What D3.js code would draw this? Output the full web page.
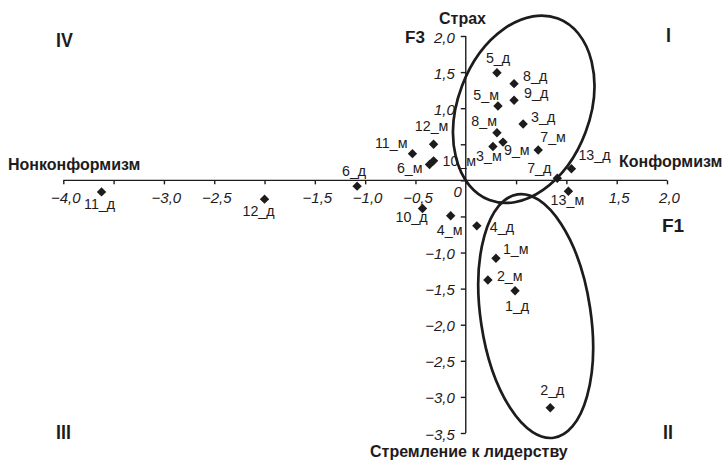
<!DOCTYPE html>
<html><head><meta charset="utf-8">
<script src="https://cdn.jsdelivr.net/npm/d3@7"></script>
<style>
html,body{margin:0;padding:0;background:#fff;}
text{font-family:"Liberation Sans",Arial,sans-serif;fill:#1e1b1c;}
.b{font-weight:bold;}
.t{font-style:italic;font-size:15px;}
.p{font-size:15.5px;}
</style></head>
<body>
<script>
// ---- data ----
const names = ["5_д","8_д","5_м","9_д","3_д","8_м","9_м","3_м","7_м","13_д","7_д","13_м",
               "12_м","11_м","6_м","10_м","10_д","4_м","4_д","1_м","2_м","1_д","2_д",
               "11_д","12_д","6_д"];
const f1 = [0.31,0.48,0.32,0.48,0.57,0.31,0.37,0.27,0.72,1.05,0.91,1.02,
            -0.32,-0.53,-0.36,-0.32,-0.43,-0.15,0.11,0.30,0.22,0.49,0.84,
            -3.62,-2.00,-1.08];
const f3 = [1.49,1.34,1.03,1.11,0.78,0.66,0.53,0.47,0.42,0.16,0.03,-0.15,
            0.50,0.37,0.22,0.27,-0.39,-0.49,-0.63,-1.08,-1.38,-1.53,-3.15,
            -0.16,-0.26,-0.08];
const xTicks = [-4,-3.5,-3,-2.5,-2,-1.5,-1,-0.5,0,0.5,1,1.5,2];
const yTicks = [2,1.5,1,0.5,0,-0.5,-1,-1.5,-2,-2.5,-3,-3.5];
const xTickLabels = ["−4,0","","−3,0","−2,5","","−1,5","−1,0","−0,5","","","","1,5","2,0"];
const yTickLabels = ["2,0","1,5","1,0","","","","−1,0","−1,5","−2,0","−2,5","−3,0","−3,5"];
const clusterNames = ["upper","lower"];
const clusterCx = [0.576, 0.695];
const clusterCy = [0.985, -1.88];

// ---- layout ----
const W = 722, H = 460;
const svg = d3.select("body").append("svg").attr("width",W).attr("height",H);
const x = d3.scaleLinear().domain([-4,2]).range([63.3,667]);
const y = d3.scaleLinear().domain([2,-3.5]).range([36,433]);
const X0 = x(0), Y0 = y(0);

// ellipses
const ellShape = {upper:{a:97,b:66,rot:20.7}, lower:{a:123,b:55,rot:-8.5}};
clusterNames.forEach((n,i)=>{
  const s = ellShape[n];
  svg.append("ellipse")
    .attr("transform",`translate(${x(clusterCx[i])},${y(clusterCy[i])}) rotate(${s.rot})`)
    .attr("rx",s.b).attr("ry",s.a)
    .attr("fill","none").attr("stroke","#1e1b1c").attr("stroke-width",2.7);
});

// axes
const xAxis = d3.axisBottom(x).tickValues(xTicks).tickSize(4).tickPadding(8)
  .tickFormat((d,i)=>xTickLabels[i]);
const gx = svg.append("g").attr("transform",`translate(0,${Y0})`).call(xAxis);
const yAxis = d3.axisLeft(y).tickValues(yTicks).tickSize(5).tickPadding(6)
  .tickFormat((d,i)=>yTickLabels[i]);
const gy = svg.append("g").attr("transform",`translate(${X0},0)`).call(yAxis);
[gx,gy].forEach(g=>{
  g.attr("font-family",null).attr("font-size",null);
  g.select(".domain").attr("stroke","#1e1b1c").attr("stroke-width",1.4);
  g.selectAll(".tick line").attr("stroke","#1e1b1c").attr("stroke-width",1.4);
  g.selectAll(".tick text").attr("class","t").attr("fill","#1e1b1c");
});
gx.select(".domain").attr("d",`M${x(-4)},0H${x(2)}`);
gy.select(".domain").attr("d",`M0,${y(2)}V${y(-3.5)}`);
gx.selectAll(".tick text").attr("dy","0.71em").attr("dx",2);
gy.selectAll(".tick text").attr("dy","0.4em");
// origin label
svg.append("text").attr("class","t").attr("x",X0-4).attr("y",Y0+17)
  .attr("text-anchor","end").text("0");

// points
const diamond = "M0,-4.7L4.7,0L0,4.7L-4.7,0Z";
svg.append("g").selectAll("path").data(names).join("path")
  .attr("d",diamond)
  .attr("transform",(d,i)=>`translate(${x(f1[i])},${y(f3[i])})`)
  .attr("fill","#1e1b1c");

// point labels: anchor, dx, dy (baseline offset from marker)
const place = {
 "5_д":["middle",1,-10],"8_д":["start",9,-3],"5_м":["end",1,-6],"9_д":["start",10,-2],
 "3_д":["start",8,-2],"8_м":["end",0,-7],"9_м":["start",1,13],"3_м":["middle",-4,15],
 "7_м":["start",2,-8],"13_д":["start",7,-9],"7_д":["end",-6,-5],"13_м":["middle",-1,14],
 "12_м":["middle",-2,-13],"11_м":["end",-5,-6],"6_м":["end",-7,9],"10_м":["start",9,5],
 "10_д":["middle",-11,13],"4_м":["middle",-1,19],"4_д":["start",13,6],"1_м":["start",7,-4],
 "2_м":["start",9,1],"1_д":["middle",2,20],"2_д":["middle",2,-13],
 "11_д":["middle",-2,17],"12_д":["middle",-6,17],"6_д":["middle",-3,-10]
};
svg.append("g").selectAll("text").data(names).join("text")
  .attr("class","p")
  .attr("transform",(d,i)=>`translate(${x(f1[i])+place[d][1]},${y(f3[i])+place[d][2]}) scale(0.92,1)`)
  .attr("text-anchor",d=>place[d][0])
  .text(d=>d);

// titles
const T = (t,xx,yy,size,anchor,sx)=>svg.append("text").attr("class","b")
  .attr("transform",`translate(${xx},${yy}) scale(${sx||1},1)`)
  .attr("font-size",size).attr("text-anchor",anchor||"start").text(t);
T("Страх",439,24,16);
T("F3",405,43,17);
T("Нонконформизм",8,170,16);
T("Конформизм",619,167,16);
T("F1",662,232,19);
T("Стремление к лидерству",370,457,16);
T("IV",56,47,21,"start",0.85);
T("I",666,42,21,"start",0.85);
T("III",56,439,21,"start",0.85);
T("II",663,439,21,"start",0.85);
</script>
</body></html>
——
= TASK GOAL =
Go through the data above and transcribe it in full, omitting any image.

= WRITTEN SOLUTION =
What D3.js code would draw this? Output the full web page.
<!DOCTYPE html>
<html><head><meta charset="utf-8">
<script src="https://cdn.jsdelivr.net/npm/d3@7"></script>
<style>
html,body{margin:0;padding:0;background:#fff;}
text{font-family:"Liberation Sans",Arial,sans-serif;fill:#1e1b1c;}
.b{font-weight:bold;}
.t{font-style:italic;font-size:15px;}
.p{font-size:15.5px;}
</style></head>
<body>
<script>
// ---- data ----
const names = ["5_д","8_д","5_м","9_д","3_д","8_м","9_м","3_м","7_м","13_д","7_д","13_м",
               "12_м","11_м","6_м","10_м","10_д","4_м","4_д","1_м","2_м","1_д","2_д",
               "11_д","12_д","6_д"];
const f1 = [0.31,0.48,0.32,0.48,0.57,0.31,0.37,0.27,0.72,1.05,0.91,1.02,
            -0.32,-0.53,-0.36,-0.32,-0.43,-0.15,0.11,0.30,0.22,0.49,0.84,
            -3.62,-2.00,-1.08];
const f3 = [1.49,1.34,1.03,1.11,0.78,0.66,0.53,0.47,0.42,0.16,0.03,-0.15,
            0.50,0.37,0.22,0.27,-0.39,-0.49,-0.63,-1.08,-1.38,-1.53,-3.15,
            -0.16,-0.26,-0.08];
const xTicks = [-4,-3.5,-3,-2.5,-2,-1.5,-1,-0.5,0,0.5,1,1.5,2];
const yTicks = [2,1.5,1,0.5,0,-0.5,-1,-1.5,-2,-2.5,-3,-3.5];
const xTickLabels = ["−4,0","","−3,0","−2,5","","−1,5","−1,0","−0,5","","","","1,5","2,0"];
const yTickLabels = ["2,0","1,5","1,0","","","","−1,0","−1,5","−2,0","−2,5","−3,0","−3,5"];
const clusterNames = ["upper","lower"];
const clusterCx = [0.576, 0.695];
const clusterCy = [0.985, -1.88];

// ---- layout ----
const W = 722, H = 460;
const svg = d3.select("body").append("svg").attr("width",W).attr("height",H);
const x = d3.scaleLinear().domain([-4,2]).range([63.3,667]);
const y = d3.scaleLinear().domain([2,-3.5]).range([36,433]);
const X0 = x(0), Y0 = y(0);

// ellipses
const ellShape = {upper:{a:97,b:66,rot:20.7}, lower:{a:123,b:55,rot:-8.5}};
clusterNames.forEach((n,i)=>{
  const s = ellShape[n];
  svg.append("ellipse")
    .attr("transform",`translate(${x(clusterCx[i])},${y(clusterCy[i])}) rotate(${s.rot})`)
    .attr("rx",s.b).attr("ry",s.a)
    .attr("fill","none").attr("stroke","#1e1b1c").attr("stroke-width",2.7);
});

// axes
const xAxis = d3.axisBottom(x).tickValues(xTicks).tickSize(4).tickPadding(8)
  .tickFormat((d,i)=>xTickLabels[i]);
const gx = svg.append("g").attr("transform",`translate(0,${Y0})`).call(xAxis);
const yAxis = d3.axisLeft(y).tickValues(yTicks).tickSize(5).tickPadding(6)
  .tickFormat((d,i)=>yTickLabels[i]);
const gy = svg.append("g").attr("transform",`translate(${X0},0)`).call(yAxis);
[gx,gy].forEach(g=>{
  g.attr("font-family",null).attr("font-size",null);
  g.select(".domain").attr("stroke","#1e1b1c").attr("stroke-width",1.4);
  g.selectAll(".tick line").attr("stroke","#1e1b1c").attr("stroke-width",1.4);
  g.selectAll(".tick text").attr("class","t").attr("fill","#1e1b1c");
});
gx.select(".domain").attr("d",`M${x(-4)},0H${x(2)}`);
gy.select(".domain").attr("d",`M0,${y(2)}V${y(-3.5)}`);
gx.selectAll(".tick text").attr("dy","0.71em").attr("dx",2);
gy.selectAll(".tick text").attr("dy","0.4em");
// origin label
svg.append("text").attr("class","t").attr("x",X0-4).attr("y",Y0+17)
  .attr("text-anchor","end").text("0");

// points
const diamond = "M0,-4.7L4.7,0L0,4.7L-4.7,0Z";
svg.append("g").selectAll("path").data(names).join("path")
  .attr("d",diamond)
  .attr("transform",(d,i)=>`translate(${x(f1[i])},${y(f3[i])})`)
  .attr("fill","#1e1b1c");

// point labels: anchor, dx, dy (baseline offset from marker)
const place = {
 "5_д":["middle",1,-10],"8_д":["start",9,-3],"5_м":["end",1,-6],"9_д":["start",10,-2],
 "3_д":["start",8,-2],"8_м":["end",0,-7],"9_м":["start",1,13],"3_м":["middle",-4,15],
 "7_м":["start",2,-8],"13_д":["start",7,-9],"7_д":["end",-6,-5],"13_м":["middle",-1,14],
 "12_м":["middle",-2,-13],"11_м":["end",-5,-6],"6_м":["end",-7,9],"10_м":["start",9,5],
 "10_д":["middle",-11,13],"4_м":["middle",-1,19],"4_д":["start",13,6],"1_м":["start",7,-4],
 "2_м":["start",9,1],"1_д":["middle",2,20],"2_д":["middle",2,-13],
 "11_д":["middle",-2,17],"12_д":["middle",-6,17],"6_д":["middle",-3,-10]
};
svg.append("g").selectAll("text").data(names).join("text")
  .attr("class","p")
  .attr("transform",(d,i)=>`translate(${x(f1[i])+place[d][1]},${y(f3[i])+place[d][2]}) scale(0.92,1)`)
  .attr("text-anchor",d=>place[d][0])
  .text(d=>d);

// titles
const T = (t,xx,yy,size,anchor,sx)=>svg.append("text").attr("class","b")
  .attr("transform",`translate(${xx},${yy}) scale(${sx||1},1)`)
  .attr("font-size",size).attr("text-anchor",anchor||"start").text(t);
T("Страх",439,24,16);
T("F3",405,43,17);
T("Нонконформизм",8,170,16);
T("Конформизм",619,167,16);
T("F1",662,232,19);
T("Стремление к лидерству",370,457,16);
T("IV",56,47,21,"start",0.85);
T("I",666,42,21,"start",0.85);
T("III",56,439,21,"start",0.85);
T("II",663,439,21,"start",0.85);
</script>
</body></html>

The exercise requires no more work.